Predictably, this results in a lot of shooting and a myriad of guns to do it with.
Countless gang members get shot and die, and no one particularly cares, because they’re not who the audience should be sympathizing with. It is odd, however, that the gang members keep finding Link and Lydia through their constant travel, as at no point is any form of tracking/tracker device established.
There is one silly scene where Lydia gets a ‘we know where you are’ type threatening text from “UNKNOWN.” Unless I’m very much mistaken, text messages on smartphones all list the number they come from, so that’s not accurate. That’s a very minor thing though, so it’s just a nit-pick I saw.
Speaking of Lydia: I can’t think of a character I despised more in recent memory.
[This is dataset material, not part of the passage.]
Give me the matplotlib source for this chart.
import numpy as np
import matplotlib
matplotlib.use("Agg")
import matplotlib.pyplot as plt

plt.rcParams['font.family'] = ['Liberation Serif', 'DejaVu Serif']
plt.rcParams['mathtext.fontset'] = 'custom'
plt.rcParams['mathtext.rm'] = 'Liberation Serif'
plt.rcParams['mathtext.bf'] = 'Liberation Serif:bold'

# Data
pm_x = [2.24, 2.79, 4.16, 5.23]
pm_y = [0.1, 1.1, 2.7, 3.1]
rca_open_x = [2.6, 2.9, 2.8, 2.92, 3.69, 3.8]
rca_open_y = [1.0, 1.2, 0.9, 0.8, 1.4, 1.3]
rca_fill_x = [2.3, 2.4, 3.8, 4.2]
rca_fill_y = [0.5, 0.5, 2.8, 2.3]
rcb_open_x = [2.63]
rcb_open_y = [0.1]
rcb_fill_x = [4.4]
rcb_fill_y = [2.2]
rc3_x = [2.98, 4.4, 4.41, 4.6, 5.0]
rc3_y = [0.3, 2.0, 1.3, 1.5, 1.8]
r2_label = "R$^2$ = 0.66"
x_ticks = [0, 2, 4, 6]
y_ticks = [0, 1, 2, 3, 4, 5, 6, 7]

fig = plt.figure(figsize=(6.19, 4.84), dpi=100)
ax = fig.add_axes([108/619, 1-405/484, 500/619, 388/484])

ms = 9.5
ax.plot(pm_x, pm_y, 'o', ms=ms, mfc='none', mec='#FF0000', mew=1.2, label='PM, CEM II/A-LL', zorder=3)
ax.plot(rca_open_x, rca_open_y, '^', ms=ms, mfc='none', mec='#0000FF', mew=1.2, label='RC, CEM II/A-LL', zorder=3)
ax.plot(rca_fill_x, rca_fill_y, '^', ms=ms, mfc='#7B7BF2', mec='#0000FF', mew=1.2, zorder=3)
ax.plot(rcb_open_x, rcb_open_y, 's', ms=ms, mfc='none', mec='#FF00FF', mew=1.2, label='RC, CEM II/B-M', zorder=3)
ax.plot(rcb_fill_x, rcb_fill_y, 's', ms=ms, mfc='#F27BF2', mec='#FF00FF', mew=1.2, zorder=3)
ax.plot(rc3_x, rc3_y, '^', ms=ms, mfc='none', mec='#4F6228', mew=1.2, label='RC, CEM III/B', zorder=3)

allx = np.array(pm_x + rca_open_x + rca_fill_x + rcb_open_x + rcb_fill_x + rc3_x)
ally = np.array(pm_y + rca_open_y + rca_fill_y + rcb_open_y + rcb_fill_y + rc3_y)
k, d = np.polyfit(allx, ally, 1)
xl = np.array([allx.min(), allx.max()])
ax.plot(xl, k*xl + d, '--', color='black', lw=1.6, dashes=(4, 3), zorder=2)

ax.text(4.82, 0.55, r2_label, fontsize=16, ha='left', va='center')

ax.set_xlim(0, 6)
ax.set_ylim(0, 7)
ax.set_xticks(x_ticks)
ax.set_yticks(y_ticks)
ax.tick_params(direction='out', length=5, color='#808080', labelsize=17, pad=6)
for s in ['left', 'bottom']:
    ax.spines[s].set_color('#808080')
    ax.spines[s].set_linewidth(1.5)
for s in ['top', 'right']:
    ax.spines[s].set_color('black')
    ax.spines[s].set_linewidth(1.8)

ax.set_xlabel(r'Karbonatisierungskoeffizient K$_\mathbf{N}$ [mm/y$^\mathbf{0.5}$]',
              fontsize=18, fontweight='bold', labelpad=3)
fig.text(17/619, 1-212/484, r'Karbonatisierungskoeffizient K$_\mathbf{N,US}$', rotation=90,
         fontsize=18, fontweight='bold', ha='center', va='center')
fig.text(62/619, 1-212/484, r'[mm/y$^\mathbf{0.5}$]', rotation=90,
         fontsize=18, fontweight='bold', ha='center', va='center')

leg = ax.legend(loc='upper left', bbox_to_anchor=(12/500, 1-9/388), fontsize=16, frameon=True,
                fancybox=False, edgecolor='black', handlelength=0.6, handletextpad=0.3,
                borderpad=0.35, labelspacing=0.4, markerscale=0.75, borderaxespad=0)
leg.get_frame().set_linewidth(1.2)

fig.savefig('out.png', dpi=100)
She’s self-centered, painfully overconfident, and thoroughly insufferable. I guess that’s to be expected, as she’s 17, and kudos to Moriarity for portraying such a horrible person. Lydia is hands-down the worst part of this movie.
I was expecting director Jean-François Richet to over-sexualize her, Michael Bay-style, but he didn’t, so good job on that too.
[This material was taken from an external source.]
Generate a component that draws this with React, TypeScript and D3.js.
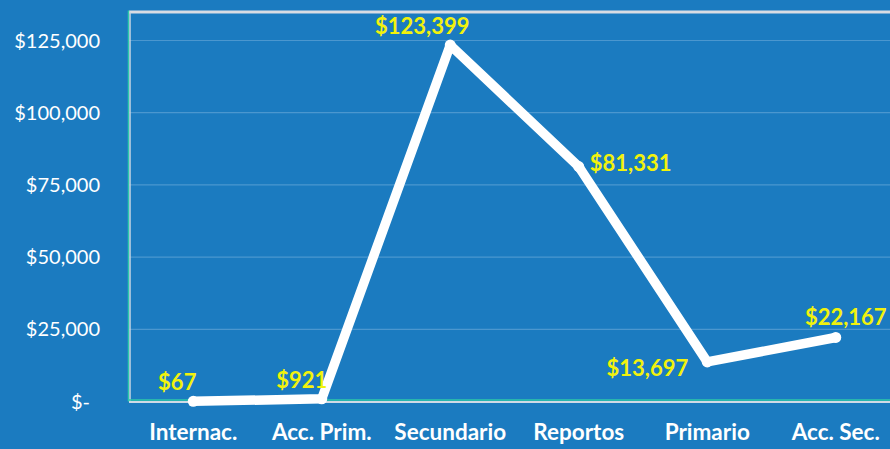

Link, on the other hand, is world-weary and smart on the tactics that gangs use. In much of his dialogue with Lydia, he rebuffed her patently stupid claims with realistic replies. It was the same speaking tempo as the quippy dialogue I dislike, but done in such a way that it actually felt like a parent correcting their kid, instead of two people reading different scripts.
At one point, Link solved an argument with a Nazi sympathizer by roaring at him, then later shooting him. It seemed like a solid solution to me.
A few minor critiques that I have:
With all the close-quarters gunfire, everyone should have been deaf. I realize that’s not cinematic, but it’s what would have happened
The movie had a tendency to incorrectly track the time of day, with one scene being night and the next scene being day, when it was only supposed to be minutes apart
There was no soundtrack. Something spaghetti-western or Mexican would have fit quite nicely
The ending wasn’t happy, and that’s okay. Not every movie needs to end on a high note, and this one didn’t. The biggest thing is that the movie earned its sad ending, and that made it outstanding.
I also expected a lot of Bay-esque explosions, which didn’t happen either.
The only thing that exploded were my expectations of this movie.
For the genre, it was outstanding. It’s in the same vein as “The Equalizer” (2014) or “Taken” (2008), but with less focus on killing your way through an organization to get to one person, and more on just protecting the person who’s already with you.
I probably would have enjoyed seeing this in theaters!